Internationalization of U.S. Schools Still a Work in Progress

Foellinger Auditorium at the University of Illinois
By Brendan Twist
World Education Services

When a U.S. college or university sees a massive increase in international student enrollment in a short period of time, what kind of impact does that make?

Quite a huge one, as it turns out.

In “The University of China at Illinois,” a new article for Inside Higher Education, Elizabeth Redden details the academic, social, and cultural effects of introducing 5,000 Chinese students to the University of Illinois at Urbana–Champaign (UIUC) campus over the past 15 years – up from just 37 in 2000.

“What happens when a classic American university in the heartland is better known in Beijing than in Boston, in Tianjin than in Tuscon?” Redden asks.
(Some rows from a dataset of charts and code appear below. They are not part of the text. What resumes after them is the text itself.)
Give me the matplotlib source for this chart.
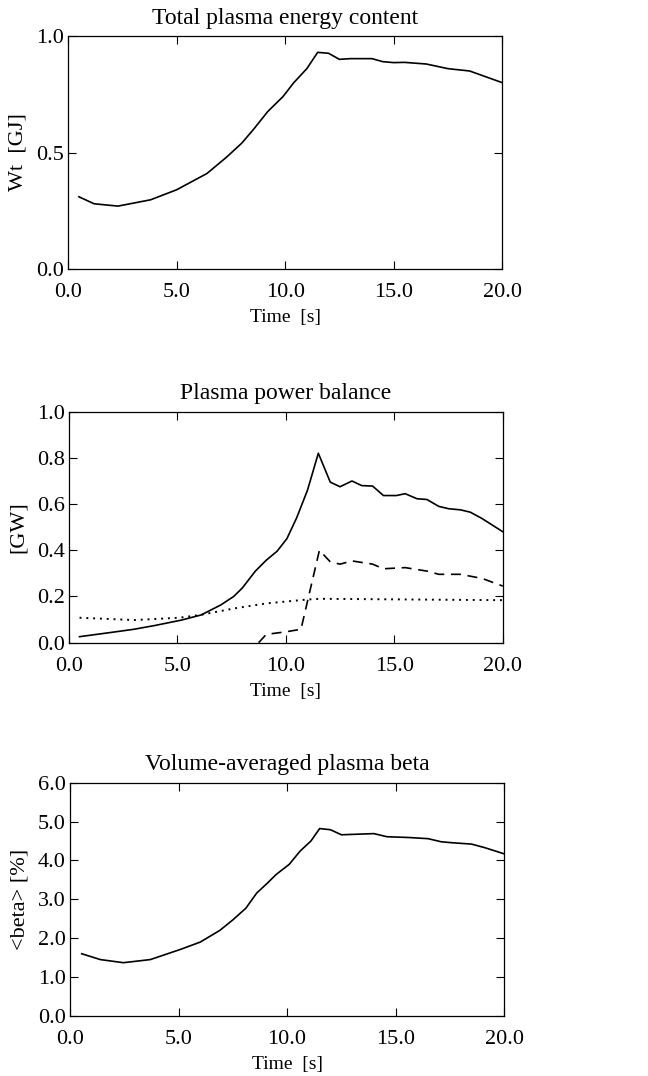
import matplotlib.pyplot as plt

plt.rcParams['font.family'] = ['Liberation Serif', 'DejaVu Serif']

# Total plasma energy content
t_wt = [0.5, 1.2, 2.3, 3.8, 5.0, 6.4, 7.3, 8.0, 8.55, 9.2, 9.9, 10.4, 11.0, 11.5,
        12.0, 12.5, 13.0, 14.0, 14.5, 15.0, 15.5, 16.5, 17.5, 18.5, 19.1, 20.0]
wt = [0.31, 0.28, 0.27, 0.297, 0.34, 0.41, 0.48, 0.54, 0.60, 0.676, 0.74, 0.80, 0.86, 0.93,
      0.926, 0.90, 0.903, 0.903, 0.89, 0.886, 0.887, 0.88, 0.86, 0.85, 0.83, 0.80]

# Plasma power balance
t_p1 = [0.5, 2.0, 3.0, 4.0, 5.2, 6.1, 7.0, 7.6, 8.0, 8.6, 9.1, 9.6, 10.05, 10.5, 11.0, 11.5,
        12.05, 12.5, 13.05, 13.5, 14.0, 14.5, 15.1, 15.5, 16.05, 16.5, 17.05, 17.5, 18.05,
        18.5, 19.05, 20.0]
p1 = [0.026, 0.045, 0.058, 0.075, 0.098, 0.12, 0.163, 0.20, 0.237, 0.31, 0.357, 0.396, 0.45,
      0.54, 0.66, 0.82, 0.695, 0.675, 0.70, 0.68, 0.678, 0.637, 0.637, 0.645, 0.623, 0.62,
      0.59, 0.58, 0.575, 0.565, 0.537, 0.48]
t_p2 = [8.75, 9.1, 10.0, 10.7, 11.55, 12.05, 12.5, 13.05, 14.0, 14.5, 15.5, 16.5, 17.05,
        18.05, 19.05, 20.0]
p2 = [0.0, 0.036, 0.047, 0.058, 0.40, 0.35, 0.34, 0.354, 0.34, 0.32, 0.325, 0.31, 0.296,
      0.296, 0.278, 0.245]
t_p3 = [0.5, 3.0, 5.1, 6.05, 7.6, 9.1, 11.0, 11.6, 20.0]
p3 = [0.108, 0.098, 0.108, 0.12, 0.148, 0.17, 0.187, 0.19, 0.184]

# Volume-averaged plasma beta
t_b = [0.54, 1.4, 2.46, 3.7, 5.08, 6.0, 6.9, 7.5, 8.1, 8.6, 9.1, 9.5, 10.1, 10.6, 11.1, 11.5,
       12.0, 12.5, 14.0, 14.6, 15.6, 16.5, 17.1, 17.5, 18.5, 19.1, 20.0]
beta = [1.60, 1.45, 1.37, 1.45, 1.71, 1.90, 2.2, 2.47, 2.77, 3.16, 3.42, 3.64, 3.90, 4.24,
        4.50, 4.82, 4.79, 4.66, 4.69, 4.61, 4.59, 4.56, 4.48, 4.46, 4.42, 4.33, 4.17]

fig = plt.figure(figsize=(6.48, 10.76), dpi=100)

ax1 = fig.add_axes([0.105, 0.750, 0.670, 0.2165])
ax2 = fig.add_axes([0.106, 0.4027, 0.670, 0.2147])
ax3 = fig.add_axes([0.108, 0.0558, 0.670, 0.2168])

lw = 1.2
ax1.plot(t_wt, wt, color='black', lw=lw)
ax2.plot(t_p1, p1, color='black', lw=lw)
ax2.plot(t_p2, p2, color='black', lw=lw, ls=(0, (6, 4)))
ax2.plot(t_p3, p3, color='black', lw=1.4, ls=(0, (1, 2.5)))
ax3.plot(t_b, beta, color='black', lw=lw)

ax1.set_ylim(0, 1.0)
ax1.set_yticks([0.0, 0.5, 1.0])
ax2.set_ylim(0, 1.0)
ax2.set_yticks([0.0, 0.2, 0.4, 0.6, 0.8, 1.0])
ax3.set_ylim(0, 6.0)
ax3.set_yticks([0, 1, 2, 3, 4, 5, 6])

titles = ['Total plasma energy content', 'Plasma power balance', 'Volume-averaged plasma beta']
ylabels = ['Wt  [GJ]', '[GW]', '<beta> [%]']
for ax, title, yl in zip([ax1, ax2, ax3], titles, ylabels):
    ax.set_xlim(0, 20)
    ax.set_xticks([0, 5, 10, 15, 20])
    ax.xaxis.set_major_formatter(plt.FormatStrFormatter('%.1f'))
    ax.yaxis.set_major_formatter(plt.FormatStrFormatter('%.1f'))
    ax.tick_params(direction='in', top=True, right=True, length=6, width=0.8,
                   labelsize=16)
    ax.tick_params(axis='x', pad=10)
    ax.tick_params(axis='y', pad=3)
    ax.set_title(title, fontsize=17, pad=9)
    ax.set_xlabel('Time  [s]', fontsize=14, labelpad=5)
    ax.set_ylabel(yl, fontsize=16, labelpad=6)
    for s in ax.spines.values():
        s.set_linewidth(0.9)

fig.savefig('out.png', dpi=100)
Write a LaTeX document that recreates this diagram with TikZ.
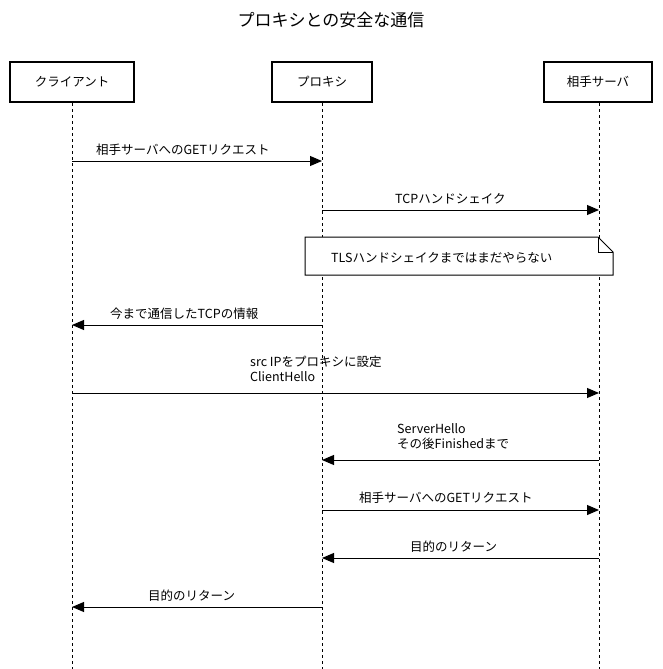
\documentclass[tikz,border=0pt]{standalone}
\usepackage{fontspec}
\setmainfont{Noto Sans CJK JP}
\usetikzlibrary{arrows.meta, positioning}

\tikzset{
  actor/.style={draw, line width=2pt, minimum height=40pt, font=\fontsize{12.5}{15}\selectfont},
  life/.style={dashed, line width=1pt},
  msg/.style={line width=1pt, -{Triangle[length=12pt,width=10pt]}},
  lbl/.style={font=\fontsize{12.5}{15}\selectfont, inner sep=0pt, anchor=base west, align=left}
}

\begin{document}
\begin{tikzpicture}[x=1pt, y=-1pt]
  \useasboundingbox (0,0) rectangle (663,669);

  % title
  \node[font=\fontsize{17}{20}\selectfont] (title) at (331,20) {プロキシとの安全な通信};

  % participants
  \node[actor, minimum width=124pt] (client) at (72,82) {クライアント};
  \node[actor, minimum width=100pt] (proxy) at (322,82) {プロキシ};
  \node[actor, minimum width=108pt] (server) at (598,82) {相手サーバ};

  % lifelines
  \coordinate (cEnd) at (72,669);
  \coordinate (pEnd) at (322,669);
  \coordinate (sEnd) at (599,669);
  \draw[life] (client.south) -- (cEnd);
  \draw[life] (proxy.south) -- (pEnd);
  \draw[life] (599,103) -- (sEnd);

  % messages
  \coordinate (c1) at (72,161); \coordinate (p1) at (322,161);
  \draw[msg] (c1) -- (p1);
  \node[lbl] at (96,154) {相手サーバへのGETリクエスト};

  \coordinate (p2) at (322,210); \coordinate (s2) at (599,210);
  \draw[msg] (p2) -- (s2);
  \node[lbl] at (395,203) {TCPハンドシェイク};

  % note
  \draw[line width=1pt, fill=white] (305,237) -- (598,237) -- (613,252) -- (613,275) -- (305,275) -- cycle;
  \draw[line width=1pt] (598,237) -- (598,252) -- (613,252);
  \node[lbl] (note) at (331,262) {TLSハンドシェイクまではまだやらない};

  \coordinate (p4) at (322,325); \coordinate (c4) at (72,325);
  \draw[msg] (p4) -- (c4);
  \node[lbl] at (110,318) {今まで通信したTCPの情報};

  \coordinate (c5) at (72,393); \coordinate (s5) at (599,393);
  \draw[msg] (c5) -- (s5);
  \node[lbl, anchor=north west] at (250,356) {src IPをプロキシに設定\\ClientHello};

  \coordinate (s6) at (599,460); \coordinate (p6) at (322,460);
  \draw[msg] (s6) -- (p6);
  \node[lbl, anchor=north west] at (397,423) {ServerHello\\その後Finishedまで};

  \coordinate (p7) at (322,510); \coordinate (s7) at (599,510);
  \draw[msg] (p7) -- (s7);
  \node[lbl] at (359,502) {相手サーバへのGETリクエスト};

  \coordinate (s8) at (599,558); \coordinate (p8) at (322,558);
  \draw[msg] (s8) -- (p8);
  \node[lbl] at (410,551) {目的のリターン};

  \coordinate (p9) at (322,607); \coordinate (c9) at (72,607);
  \draw[msg] (p9) -- (c9);
  \node[lbl] at (148,600) {目的のリターン};
\end{tikzpicture}
\end{document}
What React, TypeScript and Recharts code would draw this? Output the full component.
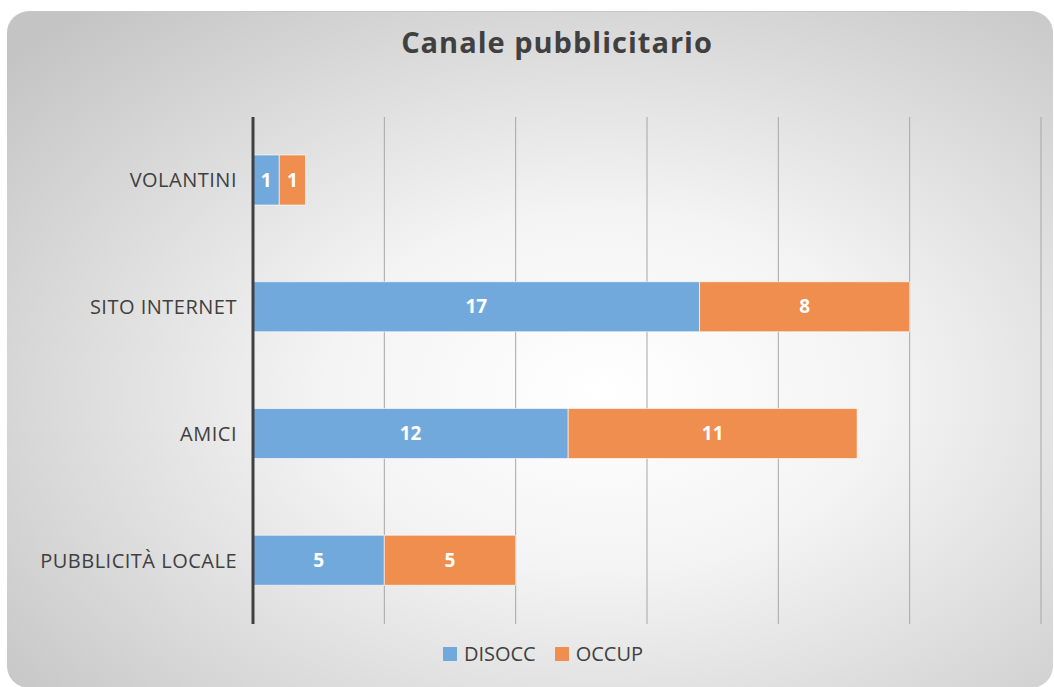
import React from 'react';
import { BarChart, Bar, XAxis, YAxis, CartesianGrid, LabelList, Legend } from 'recharts';

const categories = ['VOLANTINI', 'SITO INTERNET', 'AMICI', 'PUBBLICITÀ LOCALE'];
const disocc = [1, 17, 12, 5];
const occup = [1, 8, 11, 5];
const xTicks = [0, 5, 10, 15, 20, 25, 30];

const data = categories.map((name, i) => ({ name, DISOCC: disocc[i], OCCUP: occup[i] }));

const FONT = '"Open Sans", Lato, sans-serif';
const BLUE = '#72a9dc';
const ORANGE = '#ef8e4e';

const renderLegend = () => (
  <div style={{ display: 'flex', justifyContent: 'center', alignItems: 'center', fontFamily: FONT, fontSize: 20, color: '#404040', lineHeight: '26px' }}>
    <span style={{ display: 'inline-block', width: 14, height: 14, background: BLUE, marginRight: 7 }} />
    <span style={{ marginRight: 19 }}>DISOCC</span>
    <span style={{ display: 'inline-block', width: 14, height: 14, background: ORANGE, marginRight: 7 }} />
    <span>OCCUP</span>
  </div>
);

const EmptyTick = () => <g />;

export default function App() {
  return (
    <div style={{ position: 'absolute', left: 0, top: 0, width: 1054, height: 687, background: '#fff', overflow: 'hidden' }}>
      <div
        style={{
          position: 'absolute',
          left: 7,
          top: 11,
          width: 1046,
          height: 676,
          borderRadius: 22,
          background: 'radial-gradient(ellipse 75% 75% at 57% 56%, #ffffff 0%, #f4f4f4 35%, #c4c4c4 100%)',
          borderTop: '1px solid #c8c8c8',
        }}
      />
      <div
        style={{
          position: 'absolute',
          left: 0,
          top: 28,
          width: 1114,
          textAlign: 'center',
          fontFamily: FONT,
          fontWeight: 'bold',
          fontSize: 29,
          letterSpacing: 1,
          lineHeight: '28px',
          color: '#404040',
        }}
      >
        Canale pubblicitario
      </div>
      <div style={{ position: 'absolute', left: 0, top: 0 }}>
        <BarChart
          width={1054}
          height={687}
          data={data}
          layout="vertical"
          margin={{ top: 117, right: 13, bottom: 63, left: 0 }}
          barSize={50}
        >
          <CartesianGrid horizontal={false} vertical={true} stroke="#a6a6a6" />
          <XAxis type="number" domain={[0, 30]} ticks={xTicks} tick={<EmptyTick />} axisLine={false} tickLine={false} height={0} />
          <YAxis
            type="category"
            dataKey="name"
            width={253}
            axisLine={{ stroke: '#404040', strokeWidth: 3 }}
            tickLine={false}
            tickSize={0}
            tickMargin={16}
            tick={{ fill: '#404040', fontSize: 20, fontFamily: FONT, letterSpacing: 0.5 }}
          />
          <Legend
            verticalAlign="middle"
            align="center"
            layout="horizontal"
            content={renderLegend}
            wrapperStyle={{ top: 641, left: 0, width: 1086 }}
          />
          <Bar dataKey="DISOCC" stackId="a" fill={BLUE} stroke="#ffffff" strokeOpacity={0.6} isAnimationActive={false}>
            <LabelList dataKey="DISOCC" position="center" fill="#ffffff" fontSize={19} fontWeight="bold" fontFamily={FONT} />
          </Bar>
          <Bar dataKey="OCCUP" stackId="a" fill={ORANGE} stroke="#ffffff" strokeOpacity={0.6} isAnimationActive={false}>
            <LabelList dataKey="OCCUP" position="center" fill="#ffffff" fontSize={19} fontWeight="bold" fontFamily={FONT} />
          </Bar>
        </BarChart>
      </div>
    </div>
  );
}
Redden’s piece illustrates the struggles and successes of faculty, administrators an students – both American and Chinese – as the school tries to acclimate to the rapid influx of foreign students. It poses a lot of good questions – What responsibility does a university have to try and help its foreign students integrate? Is American higher education falling short? – and though it doesn’t offer many answers, it should kick start some important discussions. It’s a long read, but it’s well worth your time.

David Sun, president of UIUC’s Chinese Students and Scholars Association and one of dozens of students interviewed for Redden’s story, poses a series of questions for his Chinese classmates that should resonate with all international students considering a U.S. education.

“Are you going to make American friends, Chinese friends or a mixture?” Sun asks.

“Are you going to just study every day or take some social life? … Are you going to continue working or just go back to China after graduation?”